Where To Place Your Savings: Secure Investment Options

Where To Place Your Savings: Secure Investment Options

Where To Place Your Savings: Secure Investment Options

All investors should be mindful of market risk. Managing portfolio risk often means diversifying into both higher-risk and lower-risk assets. As investors age, the case for de-risking their investments grows. Many investors are risk-averse to some degree or the other, which is completely natural.

Whether you’re winding down your risk as you enter retirement age, or want to sock away an emergency fund or simply set aside a portion of your wealth where it won’t accidentally be invested in risk-on assets, these are five of the safest investments you can choose.

Money Market Mutual Funds

A money market fund is a popular, secure option for holding your money in a place where you earn a better return than from a bank or Certificate of Deposit while retaining easy access to your money. When you hear about people “moving to cash” during stock market volatility, this is where that cash is moving to.

Money market funds invest in high-quality, highly liquid assets such as cash, cash equivalents, and commercial paper (investment-grade short-term debt instruments.) Money market funds usually keep at least 10% of their holdings in assets that can be liquidated daily and 30% that could be sold within a week.

High-Yield Savings

A high-yield savings account is another place to hold your savings where you can easily access it.

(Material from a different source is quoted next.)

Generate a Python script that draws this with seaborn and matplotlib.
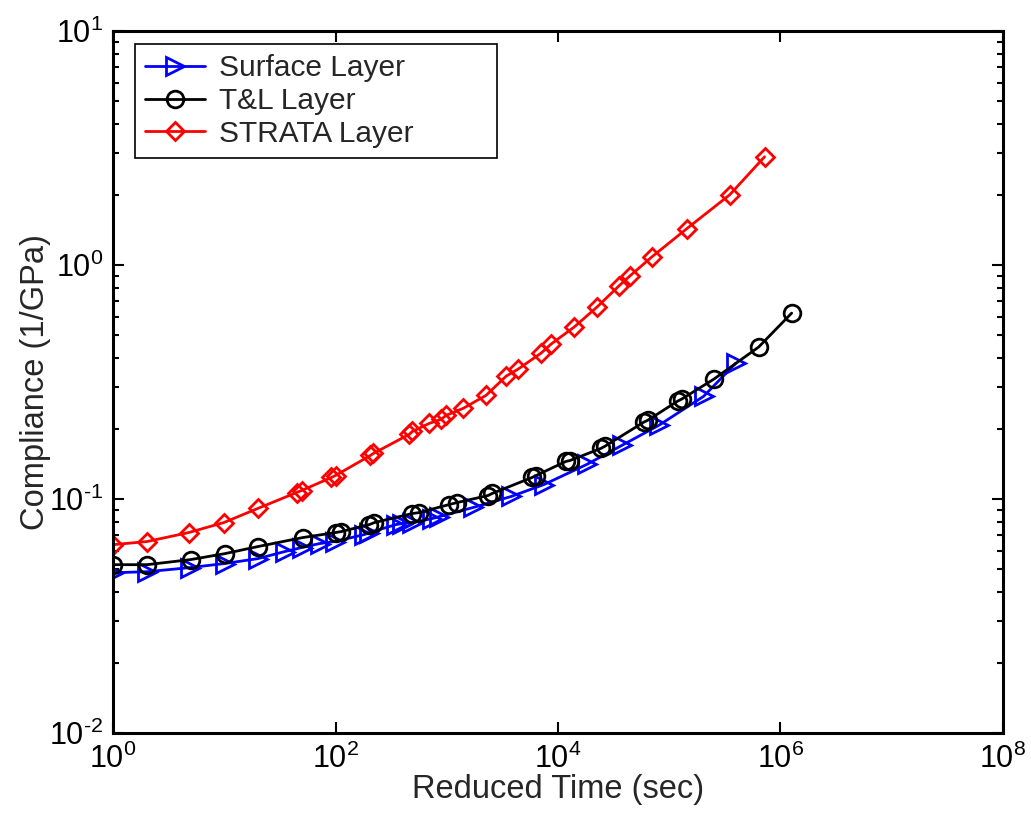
import numpy as np
import pandas as pd
import seaborn as sns
import matplotlib
matplotlib.use("Agg")
import matplotlib.pyplot as plt
from matplotlib.ticker import LogLocator, NullLocator, NullFormatter, FuncFormatter

# Data (reduced time in s, compliance in 1/GPa)
surface_t = [1, 2.02, 4.9, 10.1, 20.0, 34.9, 49.5, 71.9, 98, 182, 202, 352, 399, 491,
             741, 857, 1729, 3790, 7480, 18200, 37500, 80500, 204000, 395000]
surface_j = [0.0484, 0.0489, 0.0509, 0.0530, 0.0556, 0.0596, 0.0620, 0.0645, 0.0658,
             0.0705, 0.0719, 0.0778, 0.0785, 0.0793, 0.0825, 0.0841, 0.0920, 0.1025,
             0.1153, 0.1406, 0.1695, 0.2064, 0.2748, 0.380]

tl_t = [1, 2.02, 5.0, 10.1, 20, 50.6, 100, 113, 202, 224, 491, 566, 1052, 1242, 2355,
        2560, 5850, 6350, 11800, 12800, 24300, 26400, 59000, 64100, 119000, 129000,
        251000, 636000, 1.26e6]
tl_j = [0.0524, 0.0524, 0.0551, 0.0584, 0.0626, 0.0684, 0.0719, 0.0726, 0.0778, 0.0793,
        0.0867, 0.0875, 0.0947, 0.0966, 0.1035, 0.1056, 0.1236, 0.126, 0.1448, 0.146,
        0.1645, 0.168, 0.213, 0.217, 0.262, 0.267, 0.325, 0.446, 0.623]

strata_t = [1, 2.02, 4.8, 9.9, 20, 44.7, 49.5, 92, 100, 206, 219, 461, 491, 697, 893,
            990, 1406, 2260, 3420, 4380, 7040, 8650, 13900, 22400, 35200, 44200, 69600,
            143000, 349000, 719000]
strata_j = [0.0638, 0.0658, 0.0719, 0.0793, 0.0911, 0.1066, 0.1087, 0.1236, 0.126,
            0.1535, 0.1566, 0.189, 0.1945, 0.2105, 0.219, 0.228, 0.244, 0.2775, 0.335,
            0.359, 0.420, 0.459, 0.542, 0.661, 0.813, 0.897, 1.082, 1.427, 1.994, 2.90]

sns.set_style("ticks")
plt.rcParams["font.family"] = ["Liberation Sans", "DejaVu Sans"]
plt.rcParams["mathtext.fontset"] = "custom"
plt.rcParams["mathtext.rm"] = "Liberation Sans"
plt.rcParams["mathtext.it"] = "Liberation Sans"

fig = plt.figure(figsize=(10.31, 8.17), dpi=100)
ax = fig.add_axes([113 / 1031, (817 - 733) / 817, 890 / 1031, 702 / 817])

series = [
    (surface_t, surface_j, "Surface Layer", "blue", ">", 12.5),
    (tl_t, tl_j, "T&L Layer", "black", "o", 12),
    (strata_t, strata_j, "STRATA Layer", "red", "D", 9),
]
for t, j, name, col, mk, ms in series:
    df = pd.DataFrame({"t": t, "j": j})
    sns.lineplot(data=df, x="t", y="j", ax=ax, color=col, linewidth=2.0,
                 marker=mk, markersize=ms, markerfacecolor="none",
                 markeredgecolor=col, markeredgewidth=2.0,
                 estimator=None, sort=False, label=name)

ax.set_xscale("log")
ax.set_yscale("log")
ax.set_xlim(1, 1e8)
ax.set_ylim(1e-2, 1e1)


def pow10(v, pos):
    e = int(round(np.log10(v)))
    return r"$\mathdefault{10^{\text{%d}}}$" % e


ax.xaxis.set_major_locator(LogLocator(base=100))
ax.xaxis.set_minor_locator(NullLocator())
ax.yaxis.set_major_locator(LogLocator(base=10))
ax.yaxis.set_minor_locator(LogLocator(base=10, subs=np.arange(2, 10)))
ax.yaxis.set_minor_formatter(NullFormatter())
ax.xaxis.set_major_formatter(FuncFormatter(pow10))
ax.yaxis.set_major_formatter(FuncFormatter(pow10))

ax.tick_params(which="both", direction="in", top=True, right=True, width=1.5,
               labelsize=22, colors="black")
ax.tick_params(which="major", length=8)
ax.tick_params(axis="x", which="major", pad=8)
ax.tick_params(axis="y", which="major", pad=7)
ax.tick_params(which="minor", length=4.5)
for s in ax.spines.values():
    s.set_linewidth(2.2)
    s.set_color("black")

ax.set_xlabel("Reduced Time (sec)", fontsize=23.5)
ax.set_ylabel("Compliance (1/GPa)", fontsize=23.5)
ax.xaxis.set_label_coords(0.5, -0.059)
ax.yaxis.set_label_coords(-0.07, 0.5)

leg = ax.legend(loc="upper left", bbox_to_anchor=(0.0247, 0.5, 0.4067, 0.481),
                mode="expand", borderaxespad=0,
                fontsize=21.5, frameon=True, fancybox=False, edgecolor="black",
                framealpha=1, handlelength=2.0, handletextpad=0.5, labelspacing=0.16,
                borderpad=0.33)
leg.get_frame().set_linewidth(1.2)

fig.savefig("out.png", dpi=100)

These accounts can pay interest ten times that of traditional savings accounts or more. High-yield savings accounts are a good place to set aside your emergency cash fund while earning far more interest.

Another advantage of high-yield savings accounts is that your money is guaranteed by the FDIC (or NCUA if opened through a credit union) up to $250,000. They are also available through online banks, which may pay a higher interest rate due to their lower overhead compared to a brick-and-mortar bank.

CDs

Certificates of Deposit are another type of savings account offered by banks and most credit unions. CDs are sold in fixed amounts at a fixed interest rate for a fixed period of time. The most common durations are:

  • 3 months
  • 6 months
  • 1 year
  • 2 years
  • 3 years
  • 4 years
  • 5 years

Banks like them because the money is locked in for the duration of the certificate, guaranteeing that the depositor’s money will be available for them to make loans until the certificate matures.

CDs are considered one of the safest types of savings accounts. Certificates purchased through an FDIC-insured bank are protected by the same $250,000 guarantee as checking and savings accounts.

Treasuries

Government Treasury bonds are considered the safest investment on the planet. All Treasuries are guaranteed by the Federal government. Not only do banks hold Treasuries as assets, but central banks worldwide hold large amounts as part of their reserves. The US government issues three classes of Treasuries:

  • Treasury Bills (T-Bills) are issued in maturities of 4, 8, 13, 17, 26, and 52 weeks.
  • Treasury Notes (T-Notes) are issued in maturities of 2, 3, 5, 7, and 10 years.
  • Treasury Bonds (T-Bonds) are issued in maturities of 20 and 30 years.

All Treasuries are issued in increments of $100.

T-Bills

Treasury bills are issued in maturities of 4, 8, 13, 17, 26, and 52 weeks. They are sold at a discount to face value (par) and pay out the face value at maturity. This discount sets the interest rate paid. This means T-bills don’t pay anything to the holder until maturity, unlike T-notes or “long bonds.”.

T-Notes

Treasury notes are issued in maturities of 2, 3, 5, 7, and 10 years. The difference in yields between the 2-year and 10-year notes (yield curve) is considered a major bellwether of the US economy. T-notes pay interest semi-annually and return face value at maturity.

The yield on T-notes and bonds is set at auction. This yield can result in the notes or bonds being sold at, below, or above par. The difference between the interest rate set by the Treasury before the auction and the winning yield offer determines the price at which the notes or bonds are sold.

  • If the yield to maturity is greater than the set interest rate, the Treasuries will be sold below par.
  • If the yield to maturity equals the set interest rate, the Treasuries will be sold at par.
  • If the yield to maturity is less than the set interest rate, the Treasuries will be sold above par.
  • In any case, the semiannual payments are based on the interest rate set by the Treasury Department before the auction began.

The yield on the 10-year T-note is used as a benchmark for many financial products, including mortgages, loans, and corporate bonds. It is also used as a measure of the health of the US economy.

T-Bonds

Treasury bonds, aka “long bonds” are issued in maturities of 20 or 30 years. They are otherwise identical to Treasury notes.

TIPS Bonds

TIPS (Treasury Inflation-Protected Securities) are government bonds issued with maturities of 5, 10, or 30 years. Unlike regular Treasuries, the principal on TIPS adjusts semiannually to account for inflation, as measured by CPI. The semiannual interest payments are based on the adjusted principal.

If inflation has risen in the previous six months, the principal is adjusted higher. If inflation has fallen, the principal is reduced. TIPS bonds will pay at par or the adjusted principal at maturity, whichever is larger.